Thousands of Calgarians toured the 217,000 sq. ft. of exhibit space with 450 exhibitors. Displays included garden tools, decks and summerhouses, hot tubs, wood flooring, windows, appliances, artwork and patio furniture.
A real estate brokerage founded in Calgary has formed an international alliance that gives it access to global markets.
Torode Realty has become the Western Canadian representative of Oncor International.
Torode was incorporated in Calgary by John Torode in 1973. It later acquired Merrett Management and the Canadian operations of Knowlton Realty. In 1997 the firm began trading on the Alberta Stock Exchange. In 2001 senior members of the selling team bought back the brokerage arm and took the firm private.
The alliance gives more direct access to 50 markets in the U.S., said Andrew McLachlan, vice-president sales and general manager of Torode in Calgary.
“The U.S. relation between Calgary and Houston for the oil industry is the obvious pipeline, so to speak,” he said last week.
The direct advantage is working with real estate brokers in Houston and Dallas, and to a lesser extent in Oklahoma and Chicago.
Torode’s real estate services include office and industrial leasing and sales, investment sales, retail leasing and development, and strategic planning. Oncor is an organization of 50 privately owned commercial real estate firms in more than 200 international markets.
TGS Properties Inc. could be going private if regulators and shareholders approve a proposal this spring.
The offer by 1032377 Alberta Ltd., or AcquisitionCo, covers those assets that did not become part of TGS North American REIT when it was formed last fall, said company spokeswoman Jenelle Wohlberg.
This offer would see shareholders of TGS, other than AcquisitionCo and some others, receive $1.20 a share for their TGS shares.
All options of TGS would be cancelled for a payment of the difference between $1.20 and the exercise price of the options, and all outstanding TGS convertible debentures would be repaid.
The offer requires regulatory and shareholder approval. The last step would be the shareholders’ vote in late March or early April.
The $1.20 figure is based on the valuation of the company by Low Rosen Taylor Soriano.
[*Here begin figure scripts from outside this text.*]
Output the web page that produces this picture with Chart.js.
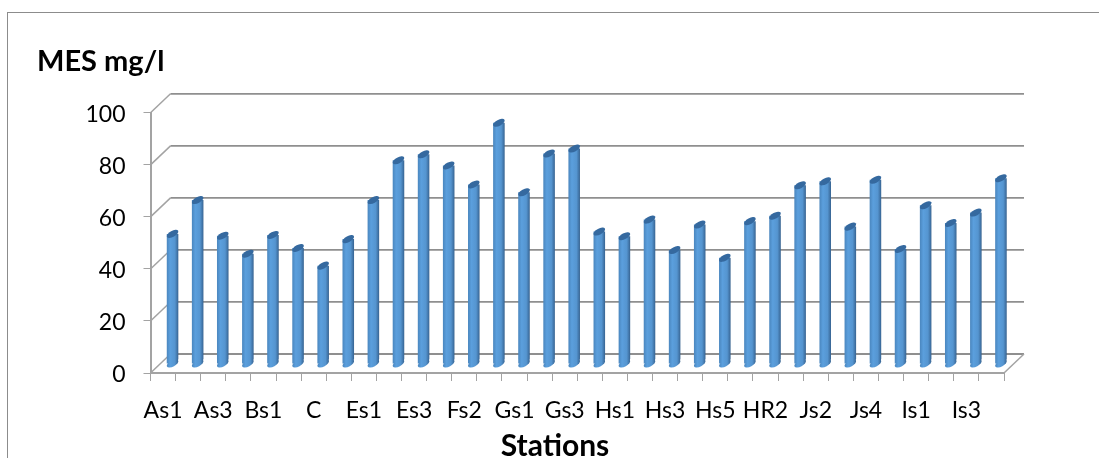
<!DOCTYPE html>
<html lang="en">
<head>
    <meta charset="UTF-8">
    <title>MES mg/l</title>
    <script src="https://cdn.jsdelivr.net/npm/chart.js"></script>
    <style>
        html, body {
            margin: 0;
            padding: 0;
            background: white;
            overflow: hidden;
        }
        #frame {
            position: absolute;
            left: 7px;
            top: 12px;
            right: 0;
            bottom: 0;
            border-left: 1.5px solid #8c8c8c;
            border-top: 1.5px solid #8c8c8c;
        }
        canvas {
            position: absolute;
            left: 0;
            top: 0;
        }
    </style>
</head>
<body>
    <div id="frame"></div>
    <canvas id="mesChart" width="1099" height="458"></canvas>

    <script>
        const categories = ['As1', 'As2', 'As3', 'As4', 'Bs1', 'Bs2', 'C', 'D', 'Es1', 'Es2', 'Es3', 'Es4',
            'Fs2', 'Fs3', 'Gs1', 'Gs2', 'Gs3', 'Gs4', 'Hs1', 'Hs2', 'Hs3', 'Hs4', 'Hs5', 'HR1', 'HR2',
            'Js1', 'Js2', 'Js3', 'Js4', 'Js5', 'Is1', 'Is2', 'Is3', 'Is4'];
        const mesValues = [50, 63, 49.3, 42.4, 49.6, 44.6, 37.8, 48, 63, 78.3, 80.6, 76.3,
            69, 92.7, 66, 80.9, 82.8, 50.9, 49.1, 55.5, 43.8, 53.6, 40.8, 54.9, 57,
            68.7, 70.2, 52.8, 70.8, 44.2, 61, 54.2, 58.2, 71.4];

        const fontName = 'Lato, "Open Sans", sans-serif';

        // fake Excel style 3D: back wall offset and how far the bars sit inside the box
        const wallX = 20, wallY = 19;
        const barShiftX = 9.5, barShiftY = -9;

        function barGradient(context) {
            const chart = context.chart;
            if (!chart.chartArea) return '#5b9bd5';
            const x = chart.scales.x.getPixelForValue(context.dataIndex);
            const g = chart.ctx.createLinearGradient(x - 5.8, 0, x + 5.8, 0);
            g.addColorStop(0, '#4a86be');
            g.addColorStop(0.3, '#5b9fdd');
            g.addColorStop(0.7, '#5595d0');
            g.addColorStop(0.92, '#3f71a3');
            g.addColorStop(1, '#35608c');
            return g;
        }

        const fake3d = {
            id: 'fake3d',
            beforeDatasetsDraw(chart) {
                const ctx = chart.ctx, x = chart.scales.x, y = chart.scales.y;
                ctx.save();
                y.ticks.forEach(t => {
                    const py = y.getPixelForValue(t.value);
                    ctx.strokeStyle = '#a3a3a3';
                    ctx.lineWidth = 1.5;
                    ctx.beginPath();
                    ctx.moveTo(x.left, py);
                    ctx.lineTo(x.left + wallX, py - wallY);
                    ctx.stroke();
                    ctx.strokeStyle = '#8f8f8f';
                    ctx.lineWidth = 1.8;
                    ctx.beginPath();
                    ctx.moveTo(x.left + wallX, py - wallY);
                    ctx.lineTo(x.right + wallX, py - wallY);
                    ctx.stroke();
                });
                // right edge of the floor
                const y0 = y.getPixelForValue(0);
                ctx.strokeStyle = '#a3a3a3';
                ctx.lineWidth = 1.5;
                ctx.beginPath();
                ctx.moveTo(x.right, y0);
                ctx.lineTo(x.right + wallX, y0 - wallY);
                ctx.stroke();
                ctx.restore();
            },
            beforeDatasetDraw(chart) {
                chart.ctx.save();
                chart.ctx.translate(barShiftX, barShiftY);
            },
            afterDatasetDraw(chart, args) {
                const ctx = chart.ctx;
                args.meta.data.forEach((bar, i) => {
                    // rounded foot
                    ctx.fillStyle = barGradient({ chart: chart, dataIndex: i });
                    ctx.beginPath();
                    ctx.ellipse(bar.x, bar.base, 6.4, 3, -0.5, 0, Math.PI * 2);
                    ctx.fill();
                    // top cap
                    ctx.fillStyle = '#35699f';
                    ctx.beginPath();
                    ctx.ellipse(bar.x, bar.y, 6.4, 3, -0.5, 0, Math.PI * 2);
                    ctx.fill();
                });
                ctx.restore();
            },
            afterDraw(chart) {
                const ctx = chart.ctx;
                ctx.save();
                ctx.fillStyle = '#000';
                ctx.font = 'bold 30px ' + fontName;
                ctx.textAlign = 'center';
                ctx.textBaseline = 'middle';
                ctx.fillText('Stations', 555, 446);
                ctx.restore();
            }
        };

        new Chart(document.getElementById('mesChart').getContext('2d'), {
            type: 'bar',
            data: {
                labels: categories,
                datasets: [{
                    label: 'MES mg/l',
                    data: mesValues,
                    backgroundColor: barGradient,
                    borderWidth: 0,
                    borderSkipped: false,
                    borderRadius: { topLeft: 0, topRight: 0, bottomLeft: 0, bottomRight: 5 },
                    barPercentage: 0.46,
                    categoryPercentage: 1,
                    clip: false
                }]
            },
            options: {
                responsive: false,
                animation: false,
                layout: { padding: { left: 37, right: 95, top: 44, bottom: 0 } },
                plugins: {
                    legend: { display: false },
                    tooltip: { enabled: false },
                    title: {
                        display: true,
                        text: 'MES mg/l',
                        align: 'start',
                        color: '#000',
                        font: { family: fontName, size: 29, weight: 'bold', lineHeight: 1.2 },
                        padding: { top: 0, bottom: 34 }
                    }
                },
                scales: {
                    x: {
                        afterFit(scale) { scale.height = 85; },
                        grid: { drawOnChartArea: false, tickLength: 8, color: '#a3a3a3' },
                        border: { color: '#a3a3a3', width: 2 },
                        ticks: {
                            autoSkip: false,
                            maxRotation: 0,
                            padding: 16,
                            color: '#000',
                            font: { family: fontName, size: 23 },
                            callback: (v, i) => i % 2 === 0 ? categories[i] : ''
                        }
                    },
                    y: {
                        min: 0,
                        max: 100,
                        afterFit(scale) { scale.width = 113.5; },
                        grid: { drawOnChartArea: false, tickLength: 7, color: '#a3a3a3' },
                        border: { color: '#a3a3a3', width: 2 },
                        ticks: {
                            stepSize: 20,
                            padding: 18,
                            labelOffset: 2,
                            color: '#000',
                            font: { family: fontName, size: 23 }
                        }
                    }
                }
            },
            plugins: [fake3d]
        });
    </script>
</body>
</html>
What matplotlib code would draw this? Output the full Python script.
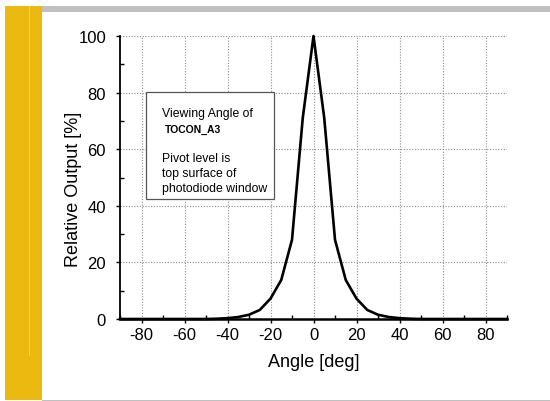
import matplotlib
matplotlib.use('Agg')
import matplotlib.pyplot as plt
import matplotlib.patches as patches
from matplotlib.ticker import MultipleLocator

plt.rcParams['font.family'] = ['Liberation Sans', 'DejaVu Sans']
plt.rcParams['axes.unicode_minus'] = False

# viewing angle profile
angle = [-90, -50, -45, -40, -35, -30, -25, -20, -15, -10, -5, 0,
         5, 10, 15, 20, 25, 30, 35, 40, 45, 50, 90]
output = [0, 0, 0.1, 0.3, 0.7, 1.5, 3.2, 7.2, 13.8, 28, 71, 100,
          71, 28, 13.8, 7.2, 3.2, 1.5, 0.7, 0.3, 0.1, 0, 0]

fig = plt.figure(figsize=(5.5, 4.02), dpi=100)

# slide decoration: yellow side bar, grey top bar and bottom line
fig.patches.append(patches.Rectangle((5/550, 1 - 401/402), 37/550, 394/402,
                   transform=fig.transFigure, facecolor='#EBB90F', edgecolor='none'))
fig.patches.append(patches.Rectangle((28.5/550, 1 - 357/402), 1/550, 350/402,
                   transform=fig.transFigure, facecolor='#F3D060', edgecolor='none'))
fig.patches.append(patches.Rectangle((42/550, 1 - 13/402), 508/550, 6/402,
                   transform=fig.transFigure, facecolor='#C0C0C0', edgecolor='none'))
fig.patches.append(patches.Rectangle((42/550, 1 - 402/402), 508/550, 1.5/402,
                   transform=fig.transFigure, facecolor='#C0C0C0', edgecolor='none'))

ax = fig.add_axes([120/550, 1 - 320/402, 387/550, 283/402])
ax.plot(angle, output, color='black', lw=1.9, clip_on=False, zorder=3)

ax.set_xlim(-90, 90)
ax.set_ylim(0, 100)
ax.xaxis.set_major_locator(MultipleLocator(20))
ax.xaxis.set_minor_locator(MultipleLocator(10))
ax.yaxis.set_major_locator(MultipleLocator(20))
ax.yaxis.set_minor_locator(MultipleLocator(10))
ax.grid(True, which='major', color='#8c8c8c', ls=(0, (1, 1.5)), lw=0.8)

for s in ['top', 'right']:
    ax.spines[s].set_visible(False)
ax.spines['left'].set_linewidth(1.3)
ax.spines['bottom'].set_linewidth(1.8)

ax.tick_params(axis='both', which='major', direction='out', length=3, width=1,
               labelsize=12)
ax.tick_params(axis='x', which='major', pad=3)
ax.tick_params(axis='y', which='major', pad=7)
ax.tick_params(axis='both', which='minor', direction='in', length=3, width=1)

ax.set_xlabel('Angle [deg]', fontsize=13, labelpad=8)
ax.set_ylabel('Relative Output [%]', fontsize=13)
ax.yaxis.set_label_coords(-0.097, 0.46)

# annotation box
ax.add_patch(patches.Rectangle((-77.7, 42.5), 59.5, 37.8, facecolor='white',
             edgecolor='#555555', lw=0.9, zorder=4))
ax.text(-70.5, 72.8, 'Viewing Angle of', fontsize=8.8, va='center', zorder=5)
ax.text(-69.1, 67.1, 'TOCON_A3', fontsize=7.5, fontweight='bold', va='center', zorder=5)
ax.text(-70.5, 56.9, 'Pivot level is', fontsize=8.8, va='center', zorder=5)
ax.text(-70.5, 51.6, 'top surface of', fontsize=8.8, va='center', zorder=5)
ax.text(-70.5, 46.3, 'photodiode window', fontsize=8.8, va='center', zorder=5)

plt.savefig('out.png', dpi=100, facecolor='white')
plt.close()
It had valued TGS originally for the creation of the TGS North American REIT in late 2002. The second valuation put the company between $1.16 and $1.20 a share.
“Public markets historically – and TGS has been no exception – did not value land development and real estate operating companies,” said Wohlberg.
TGS specializes in acquiring, developing and managing office buildings, community malls and industrial warehousing.
It owns Three Sisters Mountain Village in Canmore.